**Information supplied**:
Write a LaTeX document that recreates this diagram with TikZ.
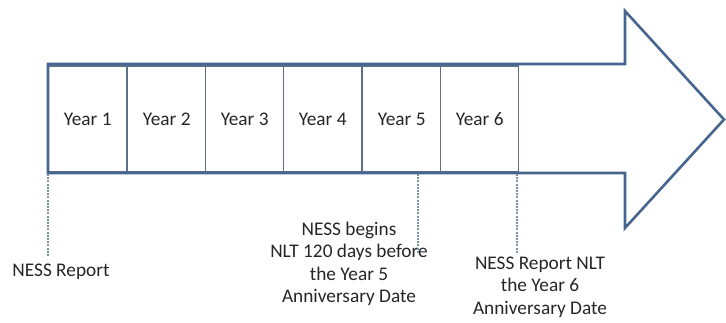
\documentclass[tikz,border=0pt]{standalone}
\usepackage{fontspec}
\setmainfont{Carlito}
\definecolor{arrowblue}{HTML}{46658F}
\definecolor{cellline}{HTML}{5C708C}
\definecolor{dashgray}{HTML}{8090A4}
\definecolor{txt}{HTML}{262626}
\begin{document}
\begin{tikzpicture}[x=1pt,y=-1pt,
  cellbox/.style={draw=cellline,line width=1.4pt,minimum width=78pt,minimum height=106pt,inner sep=0pt,anchor=north west,text=txt},
  lbl/.style={align=center,text=txt,font=\fontsize{19.3}{22.4}\selectfont,inner sep=0pt},
  leader/.style={draw=dashgray,line width=1.2pt,dash pattern=on 2pt off 1.2pt}]
\useasboundingbox (0,0) rectangle (726,323);
% cells
\foreach \i [count=\n] in {48,127,205,283,362,440} {
  \node[cellbox,font=\fontsize{19.3}{22}\selectfont] (y\n) at (\i,65.5) {Year \n};
}
% arrow outline
\draw[arrowblue,line width=2.6pt,line join=miter]
  (48,64) -- (625,64) -- (625,11) -- (724,119.5) -- (625,228) -- (625,173) -- (48,173) -- cycle;
% labels
\node[lbl] (l1) at (61,272) {NESS Report};
\node[lbl] (l2) at (349,264) {NESS begins\\NLT 120 days before\\the Year 5\\Anniversary Date};
\node[lbl] (l3) at (540,287) {NESS Report NLT\\the Year 6\\Anniversary Date};
% dashed leaders
\coordinate (d1) at (48,174);
\coordinate (e1) at (48,257);
\coordinate (d2) at (418,174);
\coordinate (e2) at (418,253);
\coordinate (d3) at (517,174);
\coordinate (e3) at (517,253);
\draw[leader] (d1) -- (e1);
\draw[leader] (d2) -- (e2);
\draw[leader] (d3) -- (e3);
\end{tikzpicture}
\end{document}
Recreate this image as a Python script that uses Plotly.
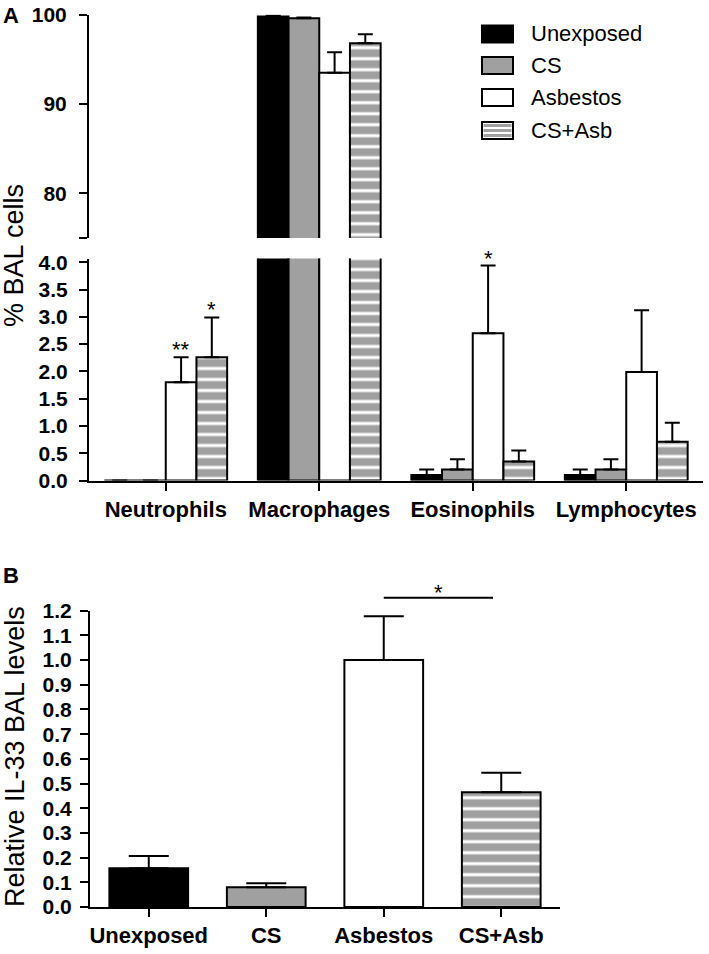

**Required task**:
Except for the pictures, copy the material above exactly.

**Answer for this exercise**:
Write a LaTeX document that recreates this diagram with TikZ.
\documentclass[tikz,border=0pt]{standalone}
\usepackage{fontspec}
\setmainfont{Carlito}
\definecolor{arrowblue}{HTML}{46658F}
\definecolor{cellline}{HTML}{5C708C}
\definecolor{dashgray}{HTML}{8090A4}
\definecolor{txt}{HTML}{262626}
\begin{document}
\begin{tikzpicture}[x=1pt,y=-1pt,
  cellbox/.style={draw=cellline,line width=1.4pt,minimum width=78pt,minimum height=106pt,inner sep=0pt,anchor=north west,text=txt},
  lbl/.style={align=center,text=txt,font=\fontsize{19.3}{22.4}\selectfont,inner sep=0pt},
  leader/.style={draw=dashgray,line width=1.2pt,dash pattern=on 2pt off 1.2pt}]
\useasboundingbox (0,0) rectangle (726,323);
% cells
\foreach \i [count=\n] in {48,127,205,283,362,440} {
  \node[cellbox,font=\fontsize{19.3}{22}\selectfont] (y\n) at (\i,65.5) {Year \n};
}
% arrow outline
\draw[arrowblue,line width=2.6pt,line join=miter]
  (48,64) -- (625,64) -- (625,11) -- (724,119.5) -- (625,228) -- (625,173) -- (48,173) -- cycle;
% labels
\node[lbl] (l1) at (61,272) {NESS Report};
\node[lbl] (l2) at (349,264) {NESS begins\\NLT 120 days before\\the Year 5\\Anniversary Date};
\node[lbl] (l3) at (540,287) {NESS Report NLT\\the Year 6\\Anniversary Date};
% dashed leaders
\coordinate (d1) at (48,174);
\coordinate (e1) at (48,257);
\coordinate (d2) at (418,174);
\coordinate (e2) at (418,253);
\coordinate (d3) at (517,174);
\coordinate (e3) at (517,253);
\draw[leader] (d1) -- (e1);
\draw[leader] (d2) -- (e2);
\draw[leader] (d3) -- (e3);
\end{tikzpicture}
\end{document}
Recreate this image as a Python script that uses Plotly.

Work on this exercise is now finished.